Return only the lines from the start of the records through the line that contains "2001, 2002, 2003]", inclusive; leave out all pictures.

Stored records
■ ■ ■ ■ ■ ■ ■
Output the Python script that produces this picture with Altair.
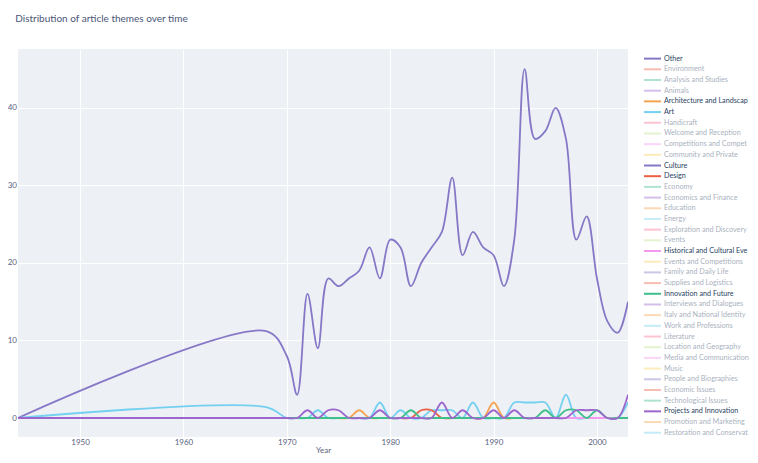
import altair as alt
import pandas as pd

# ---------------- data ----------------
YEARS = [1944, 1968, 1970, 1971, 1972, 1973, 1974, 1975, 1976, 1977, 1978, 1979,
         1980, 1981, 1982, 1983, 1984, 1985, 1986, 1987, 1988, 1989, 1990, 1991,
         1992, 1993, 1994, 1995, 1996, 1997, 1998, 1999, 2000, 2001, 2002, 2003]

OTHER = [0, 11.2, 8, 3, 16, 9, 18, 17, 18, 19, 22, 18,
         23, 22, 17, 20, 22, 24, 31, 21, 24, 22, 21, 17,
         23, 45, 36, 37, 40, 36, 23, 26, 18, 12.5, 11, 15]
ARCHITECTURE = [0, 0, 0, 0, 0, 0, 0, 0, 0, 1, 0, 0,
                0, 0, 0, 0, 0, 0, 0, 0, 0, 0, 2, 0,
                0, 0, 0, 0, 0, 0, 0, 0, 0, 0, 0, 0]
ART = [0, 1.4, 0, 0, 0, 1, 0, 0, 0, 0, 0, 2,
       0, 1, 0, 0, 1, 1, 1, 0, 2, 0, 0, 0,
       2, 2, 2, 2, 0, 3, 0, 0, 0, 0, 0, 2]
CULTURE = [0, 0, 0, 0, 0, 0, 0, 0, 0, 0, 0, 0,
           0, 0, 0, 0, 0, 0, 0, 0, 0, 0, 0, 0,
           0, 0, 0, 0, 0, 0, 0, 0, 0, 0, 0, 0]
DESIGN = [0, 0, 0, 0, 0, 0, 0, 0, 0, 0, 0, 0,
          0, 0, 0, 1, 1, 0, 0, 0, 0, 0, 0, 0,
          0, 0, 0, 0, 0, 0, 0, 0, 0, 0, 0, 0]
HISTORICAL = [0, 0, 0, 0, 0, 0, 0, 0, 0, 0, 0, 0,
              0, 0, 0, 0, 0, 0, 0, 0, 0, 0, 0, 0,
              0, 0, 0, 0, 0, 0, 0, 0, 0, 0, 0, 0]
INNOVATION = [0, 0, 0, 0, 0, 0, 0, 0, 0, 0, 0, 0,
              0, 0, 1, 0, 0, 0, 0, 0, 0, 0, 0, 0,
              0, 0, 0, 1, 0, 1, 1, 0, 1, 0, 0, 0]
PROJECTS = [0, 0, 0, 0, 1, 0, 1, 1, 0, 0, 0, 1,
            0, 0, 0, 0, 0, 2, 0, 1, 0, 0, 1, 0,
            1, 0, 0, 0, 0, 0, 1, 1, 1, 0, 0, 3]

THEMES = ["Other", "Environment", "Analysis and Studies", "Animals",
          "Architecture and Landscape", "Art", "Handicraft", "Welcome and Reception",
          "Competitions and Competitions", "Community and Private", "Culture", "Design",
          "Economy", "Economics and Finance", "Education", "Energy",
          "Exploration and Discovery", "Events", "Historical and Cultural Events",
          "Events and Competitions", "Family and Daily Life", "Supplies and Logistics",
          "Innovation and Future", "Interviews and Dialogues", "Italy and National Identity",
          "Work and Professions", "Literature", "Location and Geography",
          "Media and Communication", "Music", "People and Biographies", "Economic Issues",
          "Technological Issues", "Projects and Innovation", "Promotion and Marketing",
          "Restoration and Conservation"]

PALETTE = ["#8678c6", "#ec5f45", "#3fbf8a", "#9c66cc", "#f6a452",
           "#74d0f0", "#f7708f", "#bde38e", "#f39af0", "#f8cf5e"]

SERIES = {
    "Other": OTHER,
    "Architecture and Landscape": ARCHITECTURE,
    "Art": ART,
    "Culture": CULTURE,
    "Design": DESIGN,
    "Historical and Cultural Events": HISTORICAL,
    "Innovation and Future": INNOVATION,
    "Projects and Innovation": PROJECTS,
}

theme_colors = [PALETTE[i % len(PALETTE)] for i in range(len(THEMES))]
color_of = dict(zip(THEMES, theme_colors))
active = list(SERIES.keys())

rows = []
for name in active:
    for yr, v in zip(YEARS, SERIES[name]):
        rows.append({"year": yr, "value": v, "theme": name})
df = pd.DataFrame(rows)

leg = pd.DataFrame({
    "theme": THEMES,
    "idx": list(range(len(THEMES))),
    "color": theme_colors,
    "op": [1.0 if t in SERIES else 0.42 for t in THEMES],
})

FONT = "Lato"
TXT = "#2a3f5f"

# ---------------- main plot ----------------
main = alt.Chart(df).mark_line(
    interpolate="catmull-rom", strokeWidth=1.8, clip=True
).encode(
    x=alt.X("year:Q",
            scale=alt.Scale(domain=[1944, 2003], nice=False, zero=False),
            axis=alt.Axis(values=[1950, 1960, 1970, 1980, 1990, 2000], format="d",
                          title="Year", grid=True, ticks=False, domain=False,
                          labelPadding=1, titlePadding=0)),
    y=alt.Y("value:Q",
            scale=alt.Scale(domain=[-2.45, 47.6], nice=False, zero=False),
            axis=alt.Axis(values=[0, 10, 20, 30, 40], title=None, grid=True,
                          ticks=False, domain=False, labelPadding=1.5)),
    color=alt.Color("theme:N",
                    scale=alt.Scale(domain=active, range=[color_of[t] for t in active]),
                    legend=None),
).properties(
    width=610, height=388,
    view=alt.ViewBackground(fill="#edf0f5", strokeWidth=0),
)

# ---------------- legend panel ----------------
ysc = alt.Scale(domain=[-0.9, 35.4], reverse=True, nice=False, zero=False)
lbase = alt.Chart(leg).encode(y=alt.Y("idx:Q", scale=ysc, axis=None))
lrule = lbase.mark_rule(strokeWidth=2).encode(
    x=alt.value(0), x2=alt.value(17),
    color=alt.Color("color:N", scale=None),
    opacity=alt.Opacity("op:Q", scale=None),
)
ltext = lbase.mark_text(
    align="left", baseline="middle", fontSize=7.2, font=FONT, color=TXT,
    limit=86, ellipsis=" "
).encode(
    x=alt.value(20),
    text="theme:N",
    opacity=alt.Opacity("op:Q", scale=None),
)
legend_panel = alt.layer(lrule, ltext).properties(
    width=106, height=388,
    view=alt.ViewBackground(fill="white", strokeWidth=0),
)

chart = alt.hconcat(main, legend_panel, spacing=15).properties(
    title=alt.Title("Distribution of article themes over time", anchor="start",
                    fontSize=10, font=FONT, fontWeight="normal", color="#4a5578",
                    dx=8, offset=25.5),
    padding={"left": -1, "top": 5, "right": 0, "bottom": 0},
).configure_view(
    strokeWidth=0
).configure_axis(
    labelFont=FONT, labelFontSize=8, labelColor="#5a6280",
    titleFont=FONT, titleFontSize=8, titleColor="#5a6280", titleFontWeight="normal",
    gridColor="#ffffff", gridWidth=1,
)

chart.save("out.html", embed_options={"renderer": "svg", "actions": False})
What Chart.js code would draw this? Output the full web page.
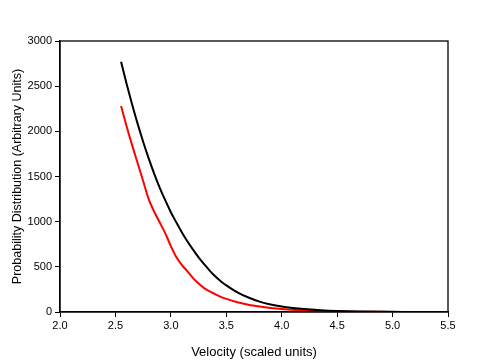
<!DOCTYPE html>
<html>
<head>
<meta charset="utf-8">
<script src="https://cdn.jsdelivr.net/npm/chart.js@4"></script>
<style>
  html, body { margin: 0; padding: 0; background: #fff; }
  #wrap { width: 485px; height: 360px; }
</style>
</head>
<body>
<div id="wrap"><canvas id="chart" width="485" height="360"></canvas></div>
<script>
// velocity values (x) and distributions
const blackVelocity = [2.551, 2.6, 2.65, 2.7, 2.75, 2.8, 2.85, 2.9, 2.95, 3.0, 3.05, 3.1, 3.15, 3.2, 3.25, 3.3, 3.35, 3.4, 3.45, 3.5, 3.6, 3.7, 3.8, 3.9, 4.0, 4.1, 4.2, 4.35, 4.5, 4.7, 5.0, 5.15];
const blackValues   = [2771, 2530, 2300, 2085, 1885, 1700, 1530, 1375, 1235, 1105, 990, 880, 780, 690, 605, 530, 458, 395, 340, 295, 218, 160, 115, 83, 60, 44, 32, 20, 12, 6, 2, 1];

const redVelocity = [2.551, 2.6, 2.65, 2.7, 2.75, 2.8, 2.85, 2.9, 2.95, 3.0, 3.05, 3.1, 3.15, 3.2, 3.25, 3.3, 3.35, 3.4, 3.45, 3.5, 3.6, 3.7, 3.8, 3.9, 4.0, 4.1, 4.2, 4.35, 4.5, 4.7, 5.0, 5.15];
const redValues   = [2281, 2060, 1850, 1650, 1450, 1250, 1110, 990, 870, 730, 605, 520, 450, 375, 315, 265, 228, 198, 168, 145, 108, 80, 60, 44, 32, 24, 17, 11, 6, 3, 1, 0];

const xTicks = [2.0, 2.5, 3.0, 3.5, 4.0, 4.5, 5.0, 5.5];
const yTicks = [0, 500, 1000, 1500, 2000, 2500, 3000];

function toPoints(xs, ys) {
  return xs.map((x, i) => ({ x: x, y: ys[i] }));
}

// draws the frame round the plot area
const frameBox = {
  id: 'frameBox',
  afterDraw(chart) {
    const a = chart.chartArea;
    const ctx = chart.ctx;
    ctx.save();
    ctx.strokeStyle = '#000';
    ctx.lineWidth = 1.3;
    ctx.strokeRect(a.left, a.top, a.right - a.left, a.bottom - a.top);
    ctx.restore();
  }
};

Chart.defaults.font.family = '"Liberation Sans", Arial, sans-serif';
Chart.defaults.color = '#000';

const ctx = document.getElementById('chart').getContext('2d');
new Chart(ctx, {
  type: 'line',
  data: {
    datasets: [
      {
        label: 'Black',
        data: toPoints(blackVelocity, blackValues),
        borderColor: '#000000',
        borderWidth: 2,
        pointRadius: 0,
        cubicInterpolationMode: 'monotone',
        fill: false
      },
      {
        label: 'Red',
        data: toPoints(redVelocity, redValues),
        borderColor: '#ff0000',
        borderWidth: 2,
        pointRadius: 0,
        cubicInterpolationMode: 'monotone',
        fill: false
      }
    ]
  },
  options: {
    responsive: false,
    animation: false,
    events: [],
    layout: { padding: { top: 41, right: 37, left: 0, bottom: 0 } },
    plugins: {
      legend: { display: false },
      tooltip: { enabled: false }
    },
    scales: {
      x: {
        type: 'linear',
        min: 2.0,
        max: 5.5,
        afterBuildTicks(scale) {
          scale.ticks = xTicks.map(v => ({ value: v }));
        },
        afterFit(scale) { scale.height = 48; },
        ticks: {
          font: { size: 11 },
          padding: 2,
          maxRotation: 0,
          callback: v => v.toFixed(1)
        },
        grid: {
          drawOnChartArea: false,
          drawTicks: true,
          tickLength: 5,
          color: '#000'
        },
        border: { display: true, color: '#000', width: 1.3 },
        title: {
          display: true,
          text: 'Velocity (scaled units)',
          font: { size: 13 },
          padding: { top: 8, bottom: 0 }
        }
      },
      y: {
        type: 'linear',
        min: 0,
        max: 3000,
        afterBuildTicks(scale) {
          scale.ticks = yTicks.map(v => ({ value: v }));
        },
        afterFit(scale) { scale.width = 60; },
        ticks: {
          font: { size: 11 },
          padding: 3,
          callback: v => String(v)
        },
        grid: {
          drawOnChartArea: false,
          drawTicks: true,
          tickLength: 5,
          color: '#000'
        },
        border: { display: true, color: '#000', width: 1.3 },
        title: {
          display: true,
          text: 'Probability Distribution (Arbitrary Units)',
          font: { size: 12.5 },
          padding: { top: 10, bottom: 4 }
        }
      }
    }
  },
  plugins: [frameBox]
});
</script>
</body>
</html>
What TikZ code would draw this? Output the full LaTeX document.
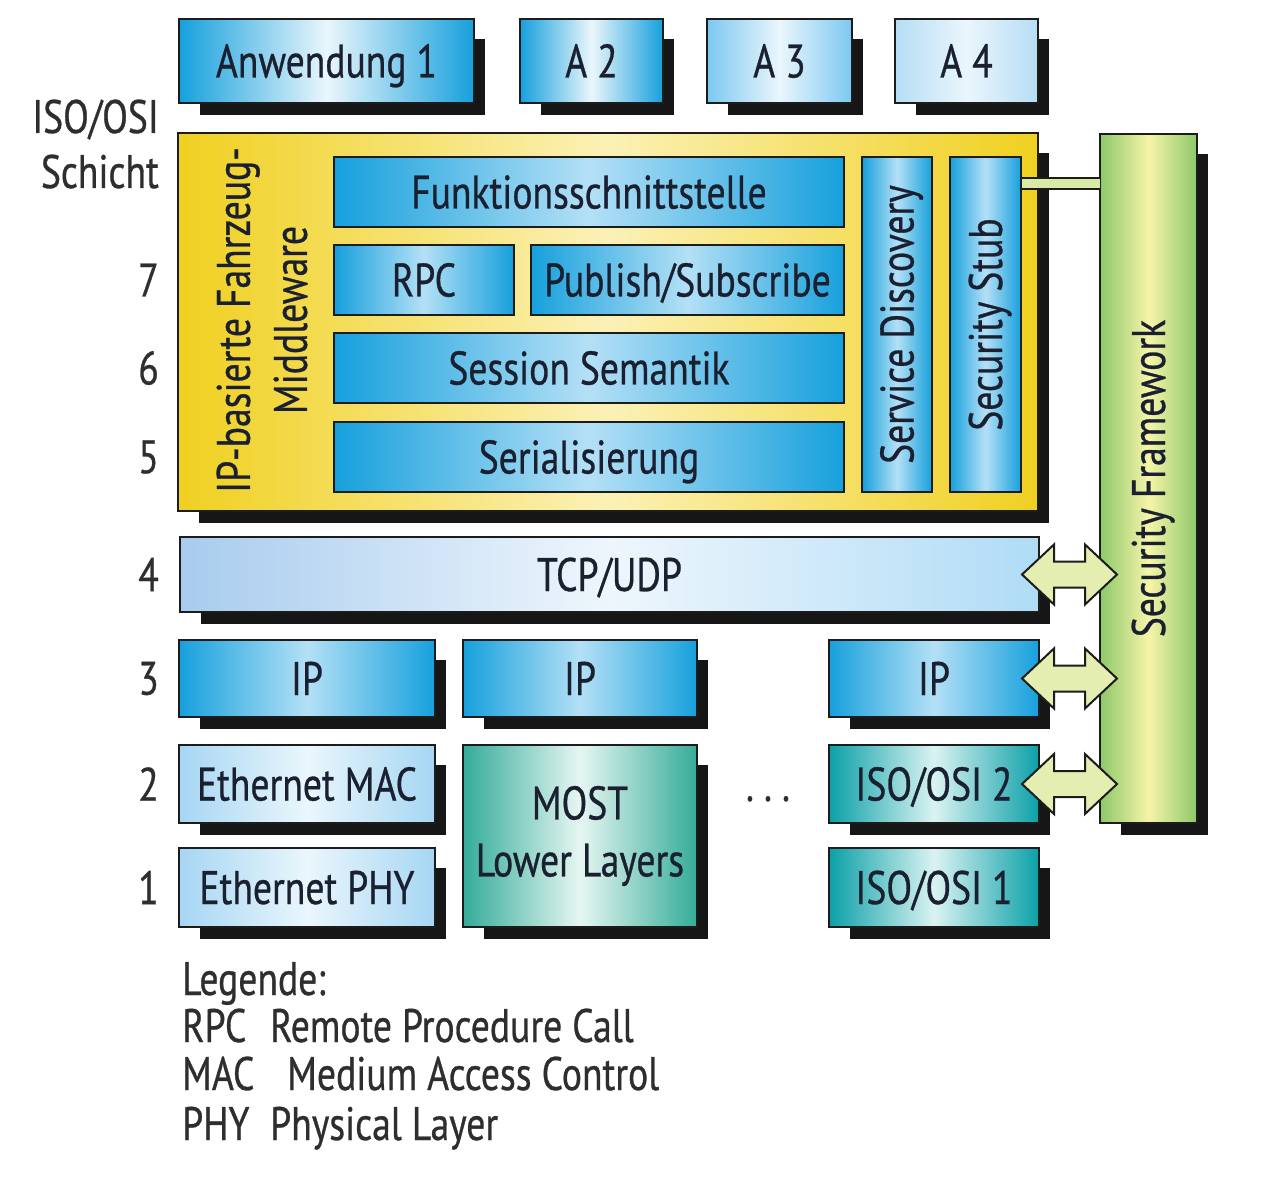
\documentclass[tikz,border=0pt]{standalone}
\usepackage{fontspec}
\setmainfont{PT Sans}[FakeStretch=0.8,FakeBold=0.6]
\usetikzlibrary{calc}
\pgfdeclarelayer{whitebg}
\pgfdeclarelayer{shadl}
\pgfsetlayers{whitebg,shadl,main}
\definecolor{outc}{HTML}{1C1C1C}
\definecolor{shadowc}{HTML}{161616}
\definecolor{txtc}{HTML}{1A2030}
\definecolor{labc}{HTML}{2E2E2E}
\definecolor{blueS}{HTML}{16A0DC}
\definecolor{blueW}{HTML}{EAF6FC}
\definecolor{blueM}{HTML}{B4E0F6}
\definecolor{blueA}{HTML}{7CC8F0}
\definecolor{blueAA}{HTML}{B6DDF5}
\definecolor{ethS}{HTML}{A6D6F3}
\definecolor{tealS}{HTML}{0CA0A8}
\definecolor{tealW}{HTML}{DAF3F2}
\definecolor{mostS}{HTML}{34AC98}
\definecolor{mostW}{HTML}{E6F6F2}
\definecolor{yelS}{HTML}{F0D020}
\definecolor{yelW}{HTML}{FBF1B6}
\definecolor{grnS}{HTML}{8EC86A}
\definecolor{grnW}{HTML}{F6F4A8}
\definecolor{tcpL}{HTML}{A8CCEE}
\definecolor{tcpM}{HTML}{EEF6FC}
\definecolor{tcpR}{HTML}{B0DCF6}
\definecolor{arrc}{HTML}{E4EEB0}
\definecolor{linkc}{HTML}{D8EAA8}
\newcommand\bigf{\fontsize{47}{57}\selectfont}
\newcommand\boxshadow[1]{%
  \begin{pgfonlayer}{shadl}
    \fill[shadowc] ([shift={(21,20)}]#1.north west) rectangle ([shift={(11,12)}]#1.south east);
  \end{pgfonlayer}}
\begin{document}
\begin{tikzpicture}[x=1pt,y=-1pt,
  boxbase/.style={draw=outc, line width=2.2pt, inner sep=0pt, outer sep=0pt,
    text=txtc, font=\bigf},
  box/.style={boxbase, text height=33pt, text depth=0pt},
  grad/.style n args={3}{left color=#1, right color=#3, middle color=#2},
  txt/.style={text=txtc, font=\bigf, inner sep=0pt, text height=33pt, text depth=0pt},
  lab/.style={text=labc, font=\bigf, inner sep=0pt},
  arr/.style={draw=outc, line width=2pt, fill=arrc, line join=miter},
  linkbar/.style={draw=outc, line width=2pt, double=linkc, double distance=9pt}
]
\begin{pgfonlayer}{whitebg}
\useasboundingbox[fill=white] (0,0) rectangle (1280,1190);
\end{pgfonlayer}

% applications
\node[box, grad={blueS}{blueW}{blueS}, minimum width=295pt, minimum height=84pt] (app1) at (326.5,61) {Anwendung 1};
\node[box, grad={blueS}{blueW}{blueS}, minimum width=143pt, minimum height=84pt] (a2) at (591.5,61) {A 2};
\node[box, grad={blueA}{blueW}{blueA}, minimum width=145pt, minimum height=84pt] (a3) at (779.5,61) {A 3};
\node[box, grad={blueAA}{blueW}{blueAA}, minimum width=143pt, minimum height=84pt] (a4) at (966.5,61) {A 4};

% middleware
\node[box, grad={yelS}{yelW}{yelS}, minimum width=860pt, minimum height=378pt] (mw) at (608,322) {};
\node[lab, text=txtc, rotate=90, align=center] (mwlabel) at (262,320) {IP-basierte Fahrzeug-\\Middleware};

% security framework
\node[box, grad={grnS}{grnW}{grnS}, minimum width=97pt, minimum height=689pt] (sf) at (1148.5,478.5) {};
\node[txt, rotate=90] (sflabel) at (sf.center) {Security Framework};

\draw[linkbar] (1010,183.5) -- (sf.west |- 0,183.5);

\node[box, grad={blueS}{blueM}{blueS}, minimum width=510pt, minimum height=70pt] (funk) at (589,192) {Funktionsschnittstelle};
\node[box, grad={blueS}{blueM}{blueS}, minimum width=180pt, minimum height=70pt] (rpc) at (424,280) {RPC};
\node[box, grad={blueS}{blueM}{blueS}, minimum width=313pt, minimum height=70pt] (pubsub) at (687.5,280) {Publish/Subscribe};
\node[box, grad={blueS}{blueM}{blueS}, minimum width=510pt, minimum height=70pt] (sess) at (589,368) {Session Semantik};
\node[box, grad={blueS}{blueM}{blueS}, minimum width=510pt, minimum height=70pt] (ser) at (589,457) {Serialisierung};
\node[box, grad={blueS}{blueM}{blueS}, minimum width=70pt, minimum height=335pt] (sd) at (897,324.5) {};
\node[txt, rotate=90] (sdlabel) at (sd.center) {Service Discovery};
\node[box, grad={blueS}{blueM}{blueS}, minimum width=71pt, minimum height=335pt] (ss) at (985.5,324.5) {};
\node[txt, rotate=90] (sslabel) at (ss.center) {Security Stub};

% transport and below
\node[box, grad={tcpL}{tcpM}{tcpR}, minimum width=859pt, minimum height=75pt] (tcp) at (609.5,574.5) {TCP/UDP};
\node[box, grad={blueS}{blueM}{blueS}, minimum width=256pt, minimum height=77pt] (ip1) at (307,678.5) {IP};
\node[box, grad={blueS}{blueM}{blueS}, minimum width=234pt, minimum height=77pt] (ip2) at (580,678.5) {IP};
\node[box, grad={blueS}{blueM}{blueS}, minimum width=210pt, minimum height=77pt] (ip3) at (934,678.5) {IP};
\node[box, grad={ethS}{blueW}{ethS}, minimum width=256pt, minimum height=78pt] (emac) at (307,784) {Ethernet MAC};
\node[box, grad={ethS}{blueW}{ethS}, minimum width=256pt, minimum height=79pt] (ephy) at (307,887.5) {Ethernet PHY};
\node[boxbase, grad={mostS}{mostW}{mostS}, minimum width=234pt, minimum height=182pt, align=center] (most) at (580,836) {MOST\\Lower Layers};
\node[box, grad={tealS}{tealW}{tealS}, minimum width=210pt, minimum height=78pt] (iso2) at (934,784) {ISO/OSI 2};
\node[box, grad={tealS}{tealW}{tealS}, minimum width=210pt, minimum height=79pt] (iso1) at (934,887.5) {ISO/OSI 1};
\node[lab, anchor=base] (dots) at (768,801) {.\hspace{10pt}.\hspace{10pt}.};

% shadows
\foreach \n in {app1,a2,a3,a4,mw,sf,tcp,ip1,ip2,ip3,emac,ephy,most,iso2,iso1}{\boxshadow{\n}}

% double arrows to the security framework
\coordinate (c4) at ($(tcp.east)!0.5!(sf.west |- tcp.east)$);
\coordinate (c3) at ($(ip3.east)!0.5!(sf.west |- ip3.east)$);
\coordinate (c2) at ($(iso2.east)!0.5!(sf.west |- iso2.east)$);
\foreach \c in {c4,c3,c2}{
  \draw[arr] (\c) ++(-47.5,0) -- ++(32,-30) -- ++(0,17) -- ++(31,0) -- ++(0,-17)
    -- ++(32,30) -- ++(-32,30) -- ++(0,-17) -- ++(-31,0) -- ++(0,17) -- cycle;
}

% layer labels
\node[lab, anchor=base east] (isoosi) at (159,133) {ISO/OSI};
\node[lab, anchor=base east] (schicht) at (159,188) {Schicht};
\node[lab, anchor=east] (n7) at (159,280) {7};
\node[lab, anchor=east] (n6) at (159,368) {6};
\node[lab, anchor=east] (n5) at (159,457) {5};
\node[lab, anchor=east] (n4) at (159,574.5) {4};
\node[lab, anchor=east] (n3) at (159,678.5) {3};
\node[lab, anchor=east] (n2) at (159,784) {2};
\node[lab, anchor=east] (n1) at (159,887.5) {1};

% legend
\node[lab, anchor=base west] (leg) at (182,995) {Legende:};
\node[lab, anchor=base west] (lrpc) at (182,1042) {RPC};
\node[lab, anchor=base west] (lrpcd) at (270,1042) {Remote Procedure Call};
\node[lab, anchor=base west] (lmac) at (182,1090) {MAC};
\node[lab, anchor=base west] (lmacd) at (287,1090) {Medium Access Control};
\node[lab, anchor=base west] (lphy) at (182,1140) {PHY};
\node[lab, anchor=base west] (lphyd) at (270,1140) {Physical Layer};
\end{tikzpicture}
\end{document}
■ ■ ■ ■ ■ ■ ■
Response to this exercise:
Output the Python script that produces this picture with Altair.
import altair as alt
import pandas as pd

# ---------------- data ----------------
YEARS = [1944, 1968, 1970, 1971, 1972, 1973, 1974, 1975, 1976, 1977, 1978, 1979,
         1980, 1981, 1982, 1983, 1984, 1985, 1986, 1987, 1988, 1989, 1990, 1991,
         1992, 1993, 1994, 1995, 1996, 1997, 1998, 1999, 2000, 2001, 2002, 2003]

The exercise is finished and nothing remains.